Performance Benchmarks of Serial and Parallel loops in R

3 min readJul 24, 2016

Recently and only recently, I have been exposed to large data structures, objects like data frames that are as big as 100MB in size (if you don’t know, you can find out the size of an object with object.size). When you come from another background to R, you are mostly used to for loops or foreach loops, however I have come across the beauty of expressiveness of lapply loops however the apply functions are generally slow, but in this post I’ll show you some ways to boost the performance of you loops in R.

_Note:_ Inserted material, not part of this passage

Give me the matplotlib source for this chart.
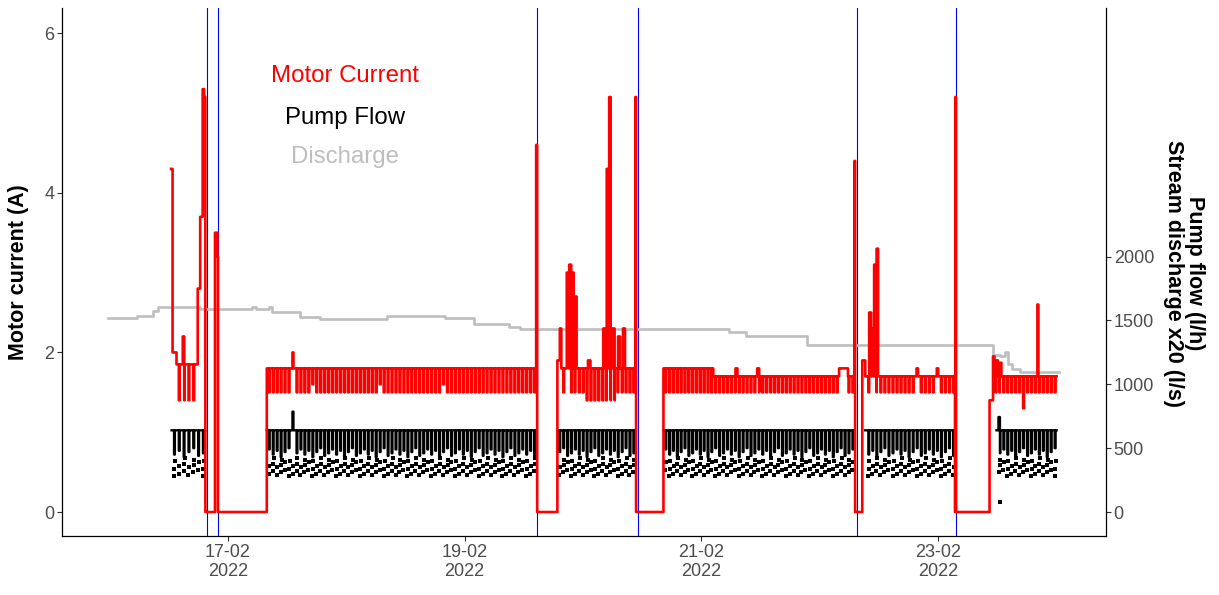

Note: The reason for using doParallel package in this post (and not the parallel package) is that the older parallel package, parallelization was not working entirely on Windows and you had to write different code for it to work. The doParallel package is trying to make it happen on all platforms: UNIX, LINUX and WINDOWS, so it’s a pretty decent wrapper.

Case: Calculating Prime Numbers

Let’s imagine that we are computing prime numbers of 10 up to 100000 using the following function:

getPrimeNumbers <- function(n) {  
   n <- as.integer(n)
   if(n > 1e6) stop("n too large")
   primes <- rep(TRUE, n)
   primes[1] <- FALSE
   last.prime <- 2L
   for(i in last.prime:floor(sqrt(n)))
   {
      primes[seq.int(2L*last.prime, n, last.prime)] <- FALSE
      last.prime <- last.prime + min(which(primes[(last.prime+1):n]))
   }
   which(primes)
}

The function is taken from:http://stackoverflow.com/questions/3789968/generate-a-list-of-primes-in-r-up-to-a-certain-number

Now let’s see the code for each type of loops and finally compare the runtime performance in each loop type and how they perform.

for (serial)

This is one way of achieving our goal using a for loop:

result <- c()  
index <- 10:100000  
for (i in index) {  
  result[[i]] <- getPrimeNumbers(i)
}

The for loop finished in 55.4708 seconds in average of 10 runs.

lapply (serial)

Now let’s look at lapply:

index <- 10:100000  
result <- lapply(index, getPrimeNumbers(prime))

lapply ran on average in 57.00911. you might also agree that it makes your code much more beautiful. This is no secret that the apply function is slower in R than native for or for each loops.

doParallel::parLapply

Now let’s go parallel and use doParallel’s parLapply:

library(doParallel)  
no_cores <- detectCores() - 1  
registerDoParallel(cores=no_cores)  
cl <- makeCluster(no_cores, type="FORK")  
result <- parLapply(cl, 10:10000, getPrimeNumbers)  
stopCluster(cl)

The same loop took only 19.38573 in 10 runs. Now, remember that detectCores() finds how many cores you have on your CPU and just to be safe, I used one less core. Also, make sure to invoke stopCluster so you free-up resources.

doParallel::foreach

Now let’s do the same using doParallel’s foreach:

library(doParallel)  
no_cores <- detectCores() - 1  
cl <- makeCluster(no_cores, type="FORK")  
registerDoParallel(cl)  
result <- foreach(i=10:10000) %dopar% getPrimeNumbers(i)

doParallel.foreach is very fast. The loop only took 14.87837 seconds on average of 10 runs!

doParallel::mclapply

The last function I am going to show-case is the easy-to-use but not-very-impressive, mclapply from doParallel:

library(doParallel)  
cores <- detectCores() - 1  
mclapply(10:10000, getPrimeNumbers, mc.cores=cores)

Although you don’t need to create clusters like other functions of doParallel package (foreach or parLapply), it runs on average in 42.62276 seconds, slightly better than the serial for loop while using more cores which turns out to be inefficient in this case.

Results

Now let’s visualize the result using the amazing ggplot2 so that we can see it in a more humanly understandable ways:

as you can see, our winner(s) are the doParallel’s parLapply and foreach. They both reduce runtime less than 50% which is considered a great improvement.